What to produce –
Give every line of the data again, unchanged, but with no pictures.

★ ★ ★

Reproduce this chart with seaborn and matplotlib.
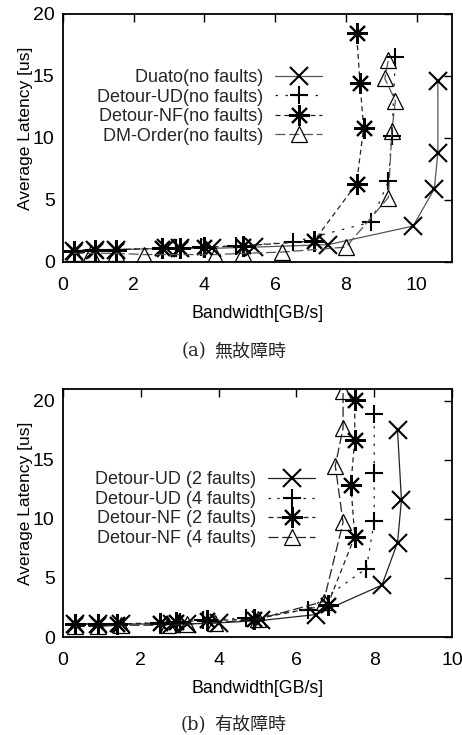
import matplotlib
matplotlib.use("Agg")
import matplotlib.pyplot as plt
import seaborn as sns
import pandas as pd

sns.set_theme(style="white")
plt.rcParams['font.family'] = ['Liberation Sans', 'Noto Sans CJK JP', 'DejaVu Sans']

# ---------------- data: (a) no faults ----------------
duato_x = [0.3, 0.9, 1.5, 2.9, 3.3, 4.2, 5.4, 7.5, 9.9, 10.5, 10.6, 10.6]
duato_y = [0.9, 1.0, 1.0, 1.1, 1.1, 1.1, 1.2, 1.4, 2.9, 5.9, 8.8, 14.6]
ud_x = [0.3, 0.9, 1.5, 2.8, 3.2, 3.9, 4.9, 6.5, 8.7, 9.2, 9.3, 9.4]
ud_y = [0.9, 1.0, 1.0, 1.1, 1.1, 1.2, 1.3, 1.6, 3.2, 6.5, 10.2, 16.5]
nf_x = [0.3, 0.9, 1.5, 2.8, 3.3, 4.0, 5.1, 7.1, 8.3, 8.5, 8.4, 8.3]
nf_y = [0.9, 1.0, 1.0, 1.1, 1.1, 1.2, 1.3, 1.7, 6.3, 10.8, 14.4, 18.5]
dm_x = [0.3, 0.8, 1.5, 2.3, 4.3, 5.1, 6.2, 8.0, 9.2, 9.3, 9.4, 9.1, 9.2]
dm_y = [0.7, 0.7, 0.7, 0.6, 0.6, 0.7, 0.8, 1.2, 5.2, 10.6, 13.0, 14.8, 16.3]
labels_a = ["Duato(no faults)", "Detour-UD(no faults)", "Detour-NF(no faults)", "DM-Order(no faults)"]

# ---------------- data: (b) with faults ----------------
ud2_x = [0.3, 0.9, 1.5, 2.8, 3.2, 4.0, 5.1, 6.5, 8.2, 8.6, 8.7, 8.6]
ud2_y = [1.1, 1.1, 1.1, 1.1, 1.1, 1.2, 1.4, 1.9, 4.4, 8.0, 11.6, 17.5]
ud4_x = [0.3, 0.9, 1.4, 2.5, 3.0, 3.6, 4.7, 6.3, 7.8, 8.0, 8.0, 8.0]
ud4_y = [1.1, 1.1, 1.1, 1.2, 1.3, 1.4, 1.6, 2.3, 5.8, 9.8, 13.9, 18.9]
nf2_x = [0.3, 0.9, 1.4, 2.5, 2.9, 3.7, 4.9, 6.8, 7.5, 7.4, 7.5, 7.5]
nf2_y = [1.1, 1.1, 1.1, 1.2, 1.3, 1.4, 1.5, 2.7, 8.5, 12.9, 16.7, 20.1]
nf4_x = [0.3, 0.9, 1.5, 2.7, 3.2, 3.9, 5.0, 6.7, 7.2, 7.0, 7.2, 7.2]
nf4_y = [0.9, 0.9, 1.0, 1.0, 1.1, 1.2, 1.5, 3.0, 9.7, 14.5, 17.7, 20.8]
labels_b = ["Detour-UD (2 faults)", "Detour-UD (4 faults)", "Detour-NF (2 faults)", "Detour-NF (4 faults)"]

ASTER = (8, 2, 0)
styles = [
    dict(marker='x', linestyle='-', color='#555555', mec='black'),
    dict(marker='+', linestyle=(0, (2, 6)), color='#222222', mec='black'),
    dict(marker=ASTER, linestyle=(0, (4, 3)), color='#222222', mec='black'),
    dict(marker='^', linestyle=(0, (8, 3)), color='#555555', mec='black', mfc='none'),
]
styles_b = [
    dict(marker='x', linestyle='-', color='#222222', mec='black'),
    dict(marker='+', linestyle=(0, (2, 5)), color='#222222', mec='black'),
    dict(marker=ASTER, linestyle=(0, (4, 3)), color='#222222', mec='black'),
    dict(marker='^', linestyle=(0, (8, 3)), color='#222222', mec='black', mfc='none'),
]

fig = plt.figure(figsize=(4.62, 7.35), dpi=100)
ax1 = fig.add_axes([63/462, 1-262/735, (452-63)/462, (262-14)/735])
ax2 = fig.add_axes([63/462, 1-637/735, (452-63)/462, (637-389)/735])


def draw(ax, series, labels, stys):
    for (xs, ys), lab, st in zip(series, labels, stys):
        df = pd.DataFrame({"bw": xs, "lat": ys})
        st = dict(st)
        mfc = st.pop('mfc', None)
        kw = dict(markersize=13, markeredgewidth=1.5, linewidth=0.9)
        if st['marker'] == ASTER:
            kw['markersize'] = 15
            kw['markeredgewidth'] = 1.5
        if mfc is not None:
            kw['markerfacecolor'] = mfc
            kw['markersize'] = 12
            kw['markeredgewidth'] = 0.9
        sns.lineplot(data=df, x="bw", y="lat", ax=ax, sort=False, estimator=None,
                     label=lab, marker=st['marker'], linestyle=st['linestyle'],
                     color=st['color'], markeredgecolor=st['mec'], **kw)


def style_axes(ax, xmax, ymax, xticks, yticks):
    ax.set_xlim(0, xmax)
    ax.set_ylim(0, ymax)
    ax.set_xticks(xticks)
    ax.set_yticks(yticks)
    ax.tick_params(direction='in', length=6, width=1.0, top=True, right=True,
                   labelsize=14, colors='black')
    ax.tick_params(axis='x', pad=11)
    ax.tick_params(axis='y', pad=6)
    for s in ax.spines.values():
        s.set_color('black')
        s.set_linewidth(1.3)
    ax.set_xlabel("Bandwidth[GB/s]", fontsize=12.8, color='black', labelpad=8)
    ax.set_ylabel("Average Latency [us]", fontsize=12.5, color='black')
    ax.yaxis.set_label_coords(-0.077, 0.54)


leg_kw = dict(frameon=False, markerfirst=False, fontsize=13, handlelength=2.6,
              handletextpad=0.66, labelspacing=0.14, borderaxespad=0, borderpad=0)

draw(ax1, [(duato_x, duato_y), (ud_x, ud_y), (nf_x, nf_y), (dm_x, dm_y)], labels_a, styles)
style_axes(ax1, 11, 20, [0, 2, 4, 6, 8, 10], [0, 5, 10, 15, 20])
ax1.legend(loc='upper right', bbox_to_anchor=(0.666, 0.778), **leg_kw)

draw(ax2, [(ud2_x, ud2_y), (ud4_x, ud4_y), (nf2_x, nf2_y), (nf4_x, nf4_y)], labels_b, styles_b)
style_axes(ax2, 10, 21, [0, 2, 4, 6, 8, 10], [0, 5, 10, 15, 20])
ax2.legend(loc='upper right', bbox_to_anchor=(0.648, 0.668), **leg_kw)

# captions
for ytop, lab, jp in [(351, "(a)", "無故障時"), (725, "(b)", "有故障時")]:
    fig.text(206/462, 1-ytop/735, lab, ha='right', va='center', fontsize=13,
             family=['DejaVu Serif'])
    fig.text(214/462, 1-ytop/735, jp, ha='left', va='center', fontsize=13,
             family=['Noto Sans CJK JP', 'DejaVu Sans'])

fig.savefig("out.png", dpi=100)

★ ★ ★

Output below –
Reproduce this chart with seaborn and matplotlib.
import matplotlib
matplotlib.use("Agg")
import matplotlib.pyplot as plt
import seaborn as sns
import pandas as pd

sns.set_theme(style="white")
plt.rcParams['font.family'] = ['Liberation Sans', 'Noto Sans CJK JP', 'DejaVu Sans']

# ---------------- data: (a) no faults ----------------
duato_x = [0.3, 0.9, 1.5, 2.9, 3.3, 4.2, 5.4, 7.5, 9.9, 10.5, 10.6, 10.6]
duato_y = [0.9, 1.0, 1.0, 1.1, 1.1, 1.1, 1.2, 1.4, 2.9, 5.9, 8.8, 14.6]
ud_x = [0.3, 0.9, 1.5, 2.8, 3.2, 3.9, 4.9, 6.5, 8.7, 9.2, 9.3, 9.4]
ud_y = [0.9, 1.0, 1.0, 1.1, 1.1, 1.2, 1.3, 1.6, 3.2, 6.5, 10.2, 16.5]
nf_x = [0.3, 0.9, 1.5, 2.8, 3.3, 4.0, 5.1, 7.1, 8.3, 8.5, 8.4, 8.3]
nf_y = [0.9, 1.0, 1.0, 1.1, 1.1, 1.2, 1.3, 1.7, 6.3, 10.8, 14.4, 18.5]
dm_x = [0.3, 0.8, 1.5, 2.3, 4.3, 5.1, 6.2, 8.0, 9.2, 9.3, 9.4, 9.1, 9.2]
dm_y = [0.7, 0.7, 0.7, 0.6, 0.6, 0.7, 0.8, 1.2, 5.2, 10.6, 13.0, 14.8, 16.3]
labels_a = ["Duato(no faults)", "Detour-UD(no faults)", "Detour-NF(no faults)", "DM-Order(no faults)"]

# ---------------- data: (b) with faults ----------------
ud2_x = [0.3, 0.9, 1.5, 2.8, 3.2, 4.0, 5.1, 6.5, 8.2, 8.6, 8.7, 8.6]
ud2_y = [1.1, 1.1, 1.1, 1.1, 1.1, 1.2, 1.4, 1.9, 4.4, 8.0, 11.6, 17.5]
ud4_x = [0.3, 0.9, 1.4, 2.5, 3.0, 3.6, 4.7, 6.3, 7.8, 8.0, 8.0, 8.0]
ud4_y = [1.1, 1.1, 1.1, 1.2, 1.3, 1.4, 1.6, 2.3, 5.8, 9.8, 13.9, 18.9]
nf2_x = [0.3, 0.9, 1.4, 2.5, 2.9, 3.7, 4.9, 6.8, 7.5, 7.4, 7.5, 7.5]
nf2_y = [1.1, 1.1, 1.1, 1.2, 1.3, 1.4, 1.5, 2.7, 8.5, 12.9, 16.7, 20.1]
nf4_x = [0.3, 0.9, 1.5, 2.7, 3.2, 3.9, 5.0, 6.7, 7.2, 7.0, 7.2, 7.2]
nf4_y = [0.9, 0.9, 1.0, 1.0, 1.1, 1.2, 1.5, 3.0, 9.7, 14.5, 17.7, 20.8]
labels_b = ["Detour-UD (2 faults)", "Detour-UD (4 faults)", "Detour-NF (2 faults)", "Detour-NF (4 faults)"]

ASTER = (8, 2, 0)
styles = [
    dict(marker='x', linestyle='-', color='#555555', mec='black'),
    dict(marker='+', linestyle=(0, (2, 6)), color='#222222', mec='black'),
    dict(marker=ASTER, linestyle=(0, (4, 3)), color='#222222', mec='black'),
    dict(marker='^', linestyle=(0, (8, 3)), color='#555555', mec='black', mfc='none'),
]
styles_b = [
    dict(marker='x', linestyle='-', color='#222222', mec='black'),
    dict(marker='+', linestyle=(0, (2, 5)), color='#222222', mec='black'),
    dict(marker=ASTER, linestyle=(0, (4, 3)), color='#222222', mec='black'),
    dict(marker='^', linestyle=(0, (8, 3)), color='#222222', mec='black', mfc='none'),
]

fig = plt.figure(figsize=(4.62, 7.35), dpi=100)
ax1 = fig.add_axes([63/462, 1-262/735, (452-63)/462, (262-14)/735])
ax2 = fig.add_axes([63/462, 1-637/735, (452-63)/462, (637-389)/735])


def draw(ax, series, labels, stys):
    for (xs, ys), lab, st in zip(series, labels, stys):
        df = pd.DataFrame({"bw": xs, "lat": ys})
        st = dict(st)
        mfc = st.pop('mfc', None)
        kw = dict(markersize=13, markeredgewidth=1.5, linewidth=0.9)
        if st['marker'] == ASTER:
            kw['markersize'] = 15
            kw['markeredgewidth'] = 1.5
        if mfc is not None:
            kw['markerfacecolor'] = mfc
            kw['markersize'] = 12
            kw['markeredgewidth'] = 0.9
        sns.lineplot(data=df, x="bw", y="lat", ax=ax, sort=False, estimator=None,
                     label=lab, marker=st['marker'], linestyle=st['linestyle'],
                     color=st['color'], markeredgecolor=st['mec'], **kw)


def style_axes(ax, xmax, ymax, xticks, yticks):
    ax.set_xlim(0, xmax)
    ax.set_ylim(0, ymax)
    ax.set_xticks(xticks)
    ax.set_yticks(yticks)
    ax.tick_params(direction='in', length=6, width=1.0, top=True, right=True,
                   labelsize=14, colors='black')
    ax.tick_params(axis='x', pad=11)
    ax.tick_params(axis='y', pad=6)
    for s in ax.spines.values():
        s.set_color('black')
        s.set_linewidth(1.3)
    ax.set_xlabel("Bandwidth[GB/s]", fontsize=12.8, color='black', labelpad=8)
    ax.set_ylabel("Average Latency [us]", fontsize=12.5, color='black')
    ax.yaxis.set_label_coords(-0.077, 0.54)


leg_kw = dict(frameon=False, markerfirst=False, fontsize=13, handlelength=2.6,
              handletextpad=0.66, labelspacing=0.14, borderaxespad=0, borderpad=0)

draw(ax1, [(duato_x, duato_y), (ud_x, ud_y), (nf_x, nf_y), (dm_x, dm_y)], labels_a, styles)
style_axes(ax1, 11, 20, [0, 2, 4, 6, 8, 10], [0, 5, 10, 15, 20])
ax1.legend(loc='upper right', bbox_to_anchor=(0.666, 0.778), **leg_kw)

draw(ax2, [(ud2_x, ud2_y), (ud4_x, ud4_y), (nf2_x, nf2_y), (nf4_x, nf4_y)], labels_b, styles_b)
style_axes(ax2, 10, 21, [0, 2, 4, 6, 8, 10], [0, 5, 10, 15, 20])
ax2.legend(loc='upper right', bbox_to_anchor=(0.648, 0.668), **leg_kw)

# captions
for ytop, lab, jp in [(351, "(a)", "無故障時"), (725, "(b)", "有故障時")]:
    fig.text(206/462, 1-ytop/735, lab, ha='right', va='center', fontsize=13,
             family=['DejaVu Serif'])
    fig.text(214/462, 1-ytop/735, jp, ha='left', va='center', fontsize=13,
             family=['Noto Sans CJK JP', 'DejaVu Sans'])

fig.savefig("out.png", dpi=100)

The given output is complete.